You are viewing a plain text version of this content. The canonical link for it is here.
Posted to user@hive.apache.org by Neil Xu <ne...@gmail.com> on 2010/08/25 11:40:37 UTC

How is Union All optimized in Hive

I tried a query like below, same table, same column and different
conditions, only one MR job generated,  is it optimized by Hive itself? and
is the' table_1' only scanned once? who can give some details, thanks!

select a, b, c from table_1 where ...
union all
select a, b, c from table_1 where ...
union all
select a, b, c from table_1 where ...

Chocobo

RE: How is Union All optimized in Hive

Posted by Namit Jain <nj...@facebook.com>.
Yes, the table should be scanned only once.


From: Neil Xu [mailto:neil.xuxf@gmail.com]
Sent: Thursday, August 26, 2010 11:00 AM
To: hive-user@hadoop.apache.org
Subject: Re: How is Union All optimized in Hive

Hi, Namit,

Thanks for your reply, now I see that hive will optimize those kinds of jobs, but when I use 'explain' to see the syntax tree of the hql, I find 3 table scan in the tree, is table_1 really scanned only once? I am not quite familiar with the syntax tree.

2010/8/26 Namit Jain <nj...@facebook.com>>
Yes, it is optimized by hive. There will be only 1 mr job, even if the columns selected were different.


-namit

________________________________________
From: Neil Xu [neil.xuxf@gmail.com<ma...@gmail.com>]
Sent: Wednesday, August 25, 2010 2:40 AM
To: hive-user@hadoop.apache.org<ma...@hadoop.apache.org>
Subject: How is Union All optimized in Hive

I tried a query like below, same table, same column and different conditions, only one MR job generated,  is it optimized by Hive itself? and is the' table_1' only scanned once? who can give some details, thanks!
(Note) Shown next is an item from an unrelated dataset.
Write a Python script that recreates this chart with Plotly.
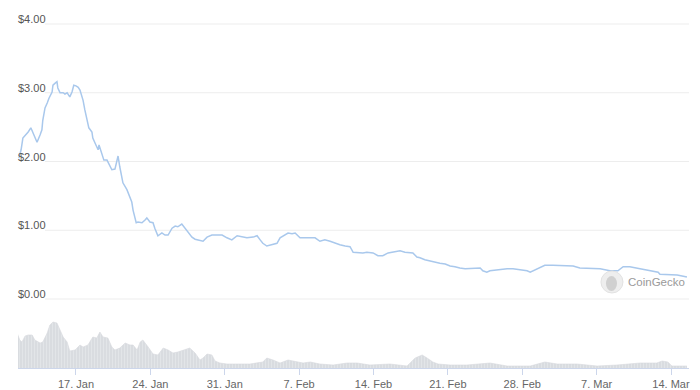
import plotly.graph_objects as go

price_dates = [
    "2022-01-11 15:00", "2022-01-11 20:00", "2022-01-12 00:00", "2022-01-12 07:00", "2022-01-12 12:00",
    "2022-01-12 18:00", "2022-01-12 23:00", "2022-01-13 08:00", "2022-01-13 15:00", "2022-01-13 19:00",
    "2022-01-13 21:00", "2022-01-14 02:00", "2022-01-14 07:00", "2022-01-14 11:00", "2022-01-14 18:00",
    "2022-01-14 20:00", "2022-01-15 01:00", "2022-01-15 05:00", "2022-01-15 07:00", "2022-01-15 12:00",
    "2022-01-15 19:00", "2022-01-15 23:00", "2022-01-16 04:00", "2022-01-16 10:00", "2022-01-16 15:00",
    "2022-01-16 19:00", "2022-01-17 00:00", "2022-01-17 05:00", "2022-01-17 09:00", "2022-01-17 16:00",
    "2022-01-17 20:00", "2022-01-18 01:00", "2022-01-18 05:00", "2022-01-18 12:00", "2022-01-18 14:00",
    "2022-01-18 21:00", "2022-01-19 02:00", "2022-01-19 04:00", "2022-01-19 11:00", "2022-01-19 15:00",
    "2022-01-19 22:00", "2022-01-20 03:00", "2022-01-20 09:00", "2022-01-20 16:00", "2022-01-20 21:00",
    "2022-01-20 23:00", "2022-01-21 03:00", "2022-01-21 08:00", "2022-01-21 10:00", "2022-01-21 19:00",
    "2022-01-22 02:00", "2022-01-22 06:00", "2022-01-22 09:00", "2022-01-22 13:00", "2022-01-22 16:00",
    "2022-01-22 20:00", "2022-01-23 05:00", "2022-01-23 12:00", "2022-01-23 16:00", "2022-01-23 23:00",
    "2022-01-24 06:00", "2022-01-24 10:00", "2022-01-24 17:00", "2022-01-25 02:00", "2022-01-25 09:00",
    "2022-01-25 16:00", "2022-01-26 01:00", "2022-01-26 08:00", "2022-01-26 14:00", "2022-01-26 23:00",
    "2022-01-27 06:00", "2022-01-27 13:00", "2022-01-27 22:00", "2022-01-28 05:00", "2022-01-28 12:00",
    "2022-01-28 23:00", "2022-01-29 08:00", "2022-01-29 19:00", "2022-01-30 07:00", "2022-01-30 18:00",
    "2022-01-31 05:00", "2022-01-31 16:00", "2022-02-01 04:00", "2022-02-01 15:00", "2022-02-02 02:00",
    "2022-02-02 16:00", "2022-02-03 01:00", "2022-02-03 08:00", "2022-02-03 14:00", "2022-02-03 23:00",
    "2022-02-04 11:00", "2022-02-04 22:00", "2022-02-05 05:00", "2022-02-05 16:00", "2022-02-05 23:00",
    "2022-02-06 08:00", "2022-02-06 15:00", "2022-02-07 02:00", "2022-02-07 13:00", "2022-02-08 01:00",
    "2022-02-08 12:00", "2022-02-08 23:00", "2022-02-09 10:00", "2022-02-09 22:00", "2022-02-10 09:00",
    "2022-02-10 20:00", "2022-02-11 08:00", "2022-02-11 19:00", "2022-02-12 02:00", "2022-02-12 13:00",
    "2022-02-13 00:00", "2022-02-13 09:00", "2022-02-13 23:00", "2022-02-14 10:00", "2022-02-14 21:00",
    "2022-02-15 09:00", "2022-02-15 20:00", "2022-02-16 12:00", "2022-02-16 23:00", "2022-02-17 10:00",
    "2022-02-17 17:00", "2022-02-18 02:00", "2022-02-18 09:00", "2022-02-18 20:00", "2022-02-19 08:00",
    "2022-02-19 19:00", "2022-02-20 06:00", "2022-02-20 18:00", "2022-02-21 05:00", "2022-02-21 16:00",
    "2022-02-22 03:00", "2022-02-22 15:00", "2022-02-23 02:00", "2022-02-23 13:00", "2022-02-24 01:00",
    "2022-02-24 07:00", "2022-02-24 16:00", "2022-02-24 23:00", "2022-02-25 10:00", "2022-02-25 22:00",
    "2022-02-26 14:00", "2022-02-27 03:00", "2022-02-27 19:00", "2022-02-28 11:00", "2022-02-28 18:00",
    "2022-03-01 09:00", "2022-03-02 03:00", "2022-03-02 21:00", "2022-03-03 20:00", "2022-03-04 19:00",
    "2022-03-05 10:00", "2022-03-06 09:00", "2022-03-07 08:00", "2022-03-08 06:00", "2022-03-09 00:00",
    "2022-03-09 12:00", "2022-03-10 03:00", "2022-03-11 02:00", "2022-03-12 01:00", "2022-03-12 19:00",
    "2022-03-12 23:00", "2022-03-13 15:00", "2022-03-14 14:00", "2022-03-15 12:00",
]
price_values = [
    2.05, 2.17, 2.34, 2.39, 2.43,
    2.49, 2.41, 2.28, 2.39, 2.46,
    2.60, 2.78, 2.85, 2.92, 3.01,
    3.11, 3.14, 3.16, 3.07, 3.00,
    3.00, 2.98, 3.00, 2.94, 3.01,
    3.11, 3.10, 3.08, 3.04, 2.89,
    2.75, 2.60, 2.49, 2.43, 2.34,
    2.24, 2.17, 2.24, 2.12, 2.02,
    2.02, 1.95, 1.88, 1.89, 2.05,
    2.08, 1.92, 1.76, 1.69, 1.59,
    1.48, 1.41, 1.29, 1.18, 1.11,
    1.12, 1.11, 1.15, 1.18, 1.12,
    1.11, 1.03, 0.92, 0.96, 0.93,
    0.93, 1.03, 1.06, 1.05, 1.09,
    1.03, 0.96, 0.90, 0.87, 0.86,
    0.84, 0.90, 0.93, 0.93, 0.93,
    0.89, 0.86, 0.92, 0.90, 0.89,
    0.90, 0.92, 0.86, 0.81, 0.77,
    0.79, 0.81, 0.89, 0.93, 0.96,
    0.95, 0.96, 0.89, 0.89, 0.90,
    0.89, 0.84, 0.86, 0.84, 0.81,
    0.79, 0.77, 0.76, 0.68, 0.67,
    0.67, 0.68, 0.67, 0.63, 0.63,
    0.67, 0.68, 0.70, 0.68, 0.68,
    0.67, 0.61, 0.60, 0.57, 0.55,
    0.54, 0.52, 0.51, 0.48, 0.47,
    0.45, 0.44, 0.44, 0.45, 0.45,
    0.41, 0.39, 0.41, 0.42, 0.42,
    0.44, 0.44, 0.42, 0.41, 0.39,
    0.44, 0.49, 0.49, 0.48, 0.48,
    0.45, 0.45, 0.44, 0.41, 0.41,
    0.47, 0.47, 0.44, 0.41, 0.39,
    0.36, 0.36, 0.35, 0.32,
]

volume_dates = [
    "2022-01-11 11:00", "2022-01-11 17:00", "2022-01-11 22:00", "2022-01-12 05:00", "2022-01-12 12:00",
    "2022-01-12 21:00", "2022-01-13 03:00", "2022-01-13 15:00", "2022-01-13 21:00", "2022-01-14 07:00",
    "2022-01-14 13:00", "2022-01-14 20:00", "2022-01-15 05:00", "2022-01-15 12:00", "2022-01-15 19:00",
    "2022-01-16 04:00", "2022-01-16 10:00", "2022-01-16 22:00", "2022-01-17 09:00", "2022-01-17 16:00",
    "2022-01-18 03:00", "2022-01-18 14:00", "2022-01-18 23:00", "2022-01-19 06:00", "2022-01-19 13:00",
    "2022-01-20 00:00", "2022-01-20 09:00", "2022-01-20 16:00", "2022-01-21 03:00", "2022-01-21 15:00",
    "2022-01-22 02:00", "2022-01-22 09:00", "2022-01-22 18:00", "2022-01-23 01:00", "2022-01-23 07:00",
    "2022-01-23 19:00", "2022-01-24 06:00", "2022-01-24 17:00", "2022-01-25 05:00", "2022-01-25 16:00",
    "2022-01-26 03:00", "2022-01-26 14:00", "2022-01-27 02:00", "2022-01-27 17:00", "2022-01-28 05:00",
    "2022-01-28 16:00", "2022-01-28 23:00", "2022-01-29 08:00", "2022-01-29 19:00", "2022-01-30 02:00",
    "2022-01-30 13:00", "2022-01-31 05:00", "2022-01-31 19:00", "2022-02-02 09:00", "2022-02-03 14:00",
    "2022-02-03 23:00", "2022-02-04 13:00", "2022-02-05 05:00", "2022-02-05 23:00", "2022-02-06 19:00",
    "2022-02-07 09:00", "2022-02-08 01:00", "2022-02-08 23:00", "2022-02-10 05:00", "2022-02-11 12:00",
    "2022-02-12 11:00", "2022-02-13 16:00", "2022-02-15 13:00", "2022-02-17 04:00", "2022-02-17 22:00",
    "2022-02-18 14:00", "2022-02-19 01:00", "2022-02-19 14:00", "2022-02-20 02:00", "2022-02-21 05:00",
    "2022-02-22 19:00", "2022-02-24 23:00", "2022-02-26 14:00", "2022-02-28 18:00", "2022-03-02 03:00",
    "2022-03-03 07:00", "2022-03-05 04:00", "2022-03-07 01:00", "2022-03-08 22:00", "2022-03-11 02:00",
    "2022-03-12 16:00", "2022-03-13 04:00", "2022-03-13 17:00", "2022-03-14 02:00", "2022-03-15 12:00",
]
volume_values = [
    35, 28, 26, 32, 33,
    33, 28, 25, 26, 35,
    43, 46, 45, 38, 31,
    26, 17, 18, 23, 21,
    23, 31, 30, 36, 31,
    30, 21, 18, 20, 25,
    23, 23, 18, 26, 28,
    21, 14, 13, 20, 18,
    15, 16, 18, 20, 15,
    8, 10, 14, 13, 7,
    5, 4, 4, 4, 6,
    10, 8, 5, 8, 6,
    5, 6, 4, 3, 5,
    5, 3, 4, 2, 10,
    13, 10, 6, 4, 3,
    3, 5, 2, 2, 6,
    4, 4, 2, 3, 5,
    5, 7, 6, 2, 2,
]

price_ticks = [0, 1, 2, 3, 4]
price_tick_labels = ["$0.00", "$1.00", "$2.00", "$3.00", "$4.00"]
week_tick_start = "2022-01-17"
x_range = ["2022-01-11 13:00", "2022-03-15 16:40"]

FONT = "Liberation Sans, Arial, Helvetica, sans-serif"

fig = go.Figure()

fig.add_trace(go.Scatter(
    x=volume_dates, y=volume_values, yaxis="y2", mode="lines",
    line=dict(width=0.6, color="#d6d9de"),
    fill="tozeroy", fillcolor="#dadde1",
    fillpattern=dict(shape="|", bgcolor="#d9dce0", fgcolor="#eef0f2", size=3, solidity=0.3),
    hoverinfo="skip", showlegend=False,
))

fig.add_trace(go.Scatter(
    x=price_dates, y=price_values, yaxis="y", mode="lines",
    line=dict(color="#a9c8ec", width=1.5),
    hoverinfo="skip", showlegend=False,
))

shapes = []
for v in price_ticks:
    shapes.append(dict(type="line", xref="paper", yref="y", x0=0.0402, x1=1, y0=v, y1=v,
                       line=dict(color="#ededed", width=1), layer="below"))

# CoinGecko watermark
wm_x, wm_y = 0.8852, 0.2423
shapes.append(dict(type="circle", xref="paper", yref="paper", xsizemode="pixel", ysizemode="pixel",
                   xanchor=wm_x, yanchor=wm_y, x0=-11, x1=11, y0=-11, y1=11,
                   fillcolor="#eeeeee", line=dict(color="#e2e2e2", width=1), layer="above"))
shapes.append(dict(type="circle", xref="paper", yref="paper", xsizemode="pixel", ysizemode="pixel",
                   xanchor=wm_x, yanchor=wm_y, x0=-6, x1=5, y0=-9, y1=6,
                   fillcolor="#d0d0d0", line=dict(width=0), layer="above"))

fig.update_layout(
    width=692, height=382,
    margin=dict(l=10, r=11, t=5, b=22, autoexpand=False),
    paper_bgcolor="white", plot_bgcolor="white",
    font=dict(family=FONT, size=11, color="#666666"),
    xaxis=dict(
        type="date", range=x_range, anchor="y2", automargin=False,
        tick0=week_tick_start, dtick=7 * 86400000, tickformat="%-d. %b",
        ticks="outside", ticklen=6, tickcolor="#ccd6eb", tickwidth=1,
        showline=True, linecolor="#ccd6eb", linewidth=1,
        showgrid=False, zeroline=False,
        tickfont=dict(family=FONT, size=11, color="#666666"),
    ),
    yaxis=dict(
        domain=[0.17746, 1], range=[-0.0873, 4.16], automargin=False,
        tickvals=price_ticks, ticktext=price_tick_labels,
        ticklabelposition="inside top", ticks="",
        ticklabelstandoff=-3, ticklabelshift=3,
        showgrid=False, zeroline=False, showline=False,
        tickfont=dict(family=FONT, size=11, color="#555555"),
    ),
    yaxis2=dict(domain=[0, 0.16338], range=[0, 58], visible=False),
    shapes=shapes,
    annotations=[dict(text="CoinGecko", xref="paper", yref="paper", x=0.9061, y=wm_y,
                      xanchor="left", yanchor="middle", showarrow=False,
                      font=dict(family=FONT, size=11.5, color="#9a9a9a"))],
    hovermode=False,
)

fig.write_html("out.html")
select a, b, c from table_1 where ...
union all
select a, b, c from table_1 where ...
union all
select a, b, c from table_1 where ...

Chocobo


Re: How is Union All optimized in Hive

Posted by Neil Xu <ne...@gmail.com>.
Hi, Namit,

Thanks for your reply, now I see that hive will optimize those kinds of
jobs, but when I use 'explain' to see the syntax tree of the hql, I find 3
table scan in the tree, is table_1 really scanned only once? I am not quite
familiar with the syntax tree.


2010/8/26 Namit Jain <nj...@facebook.com>

> Yes, it is optimized by hive. There will be only 1 mr job, even if the
> columns selected were different.
>
>
> -namit
>
> ________________________________________
> From: Neil Xu [neil.xuxf@gmail.com]
> Sent: Wednesday, August 25, 2010 2:40 AM
> To: hive-user@hadoop.apache.org
> Subject: How is Union All optimized in Hive
>
> I tried a query like below, same table, same column and different
> conditions, only one MR job generated,  is it optimized by Hive itself? and
> is the' table_1' only scanned once? who can give some details, thanks!
>
> select a, b, c from table_1 where ...
> union all
> select a, b, c from table_1 where ...
> union all
> select a, b, c from table_1 where ...
>
> Chocobo
>

RE: How is Union All optimized in Hive

Posted by Namit Jain <nj...@facebook.com>.
Yes, it is optimized by hive. There will be only 1 mr job, even if the columns selected were different.


-namit

________________________________________
From: Neil Xu [neil.xuxf@gmail.com]
Sent: Wednesday, August 25, 2010 2:40 AM
To: hive-user@hadoop.apache.org
Subject: How is Union All optimized in Hive

I tried a query like below, same table, same column and different conditions, only one MR job generated,  is it optimized by Hive itself? and is the' table_1' only scanned once? who can give some details, thanks!

select a, b, c from table_1 where ...
union all
select a, b, c from table_1 where ...
union all
select a, b, c from table_1 where ...

Chocobo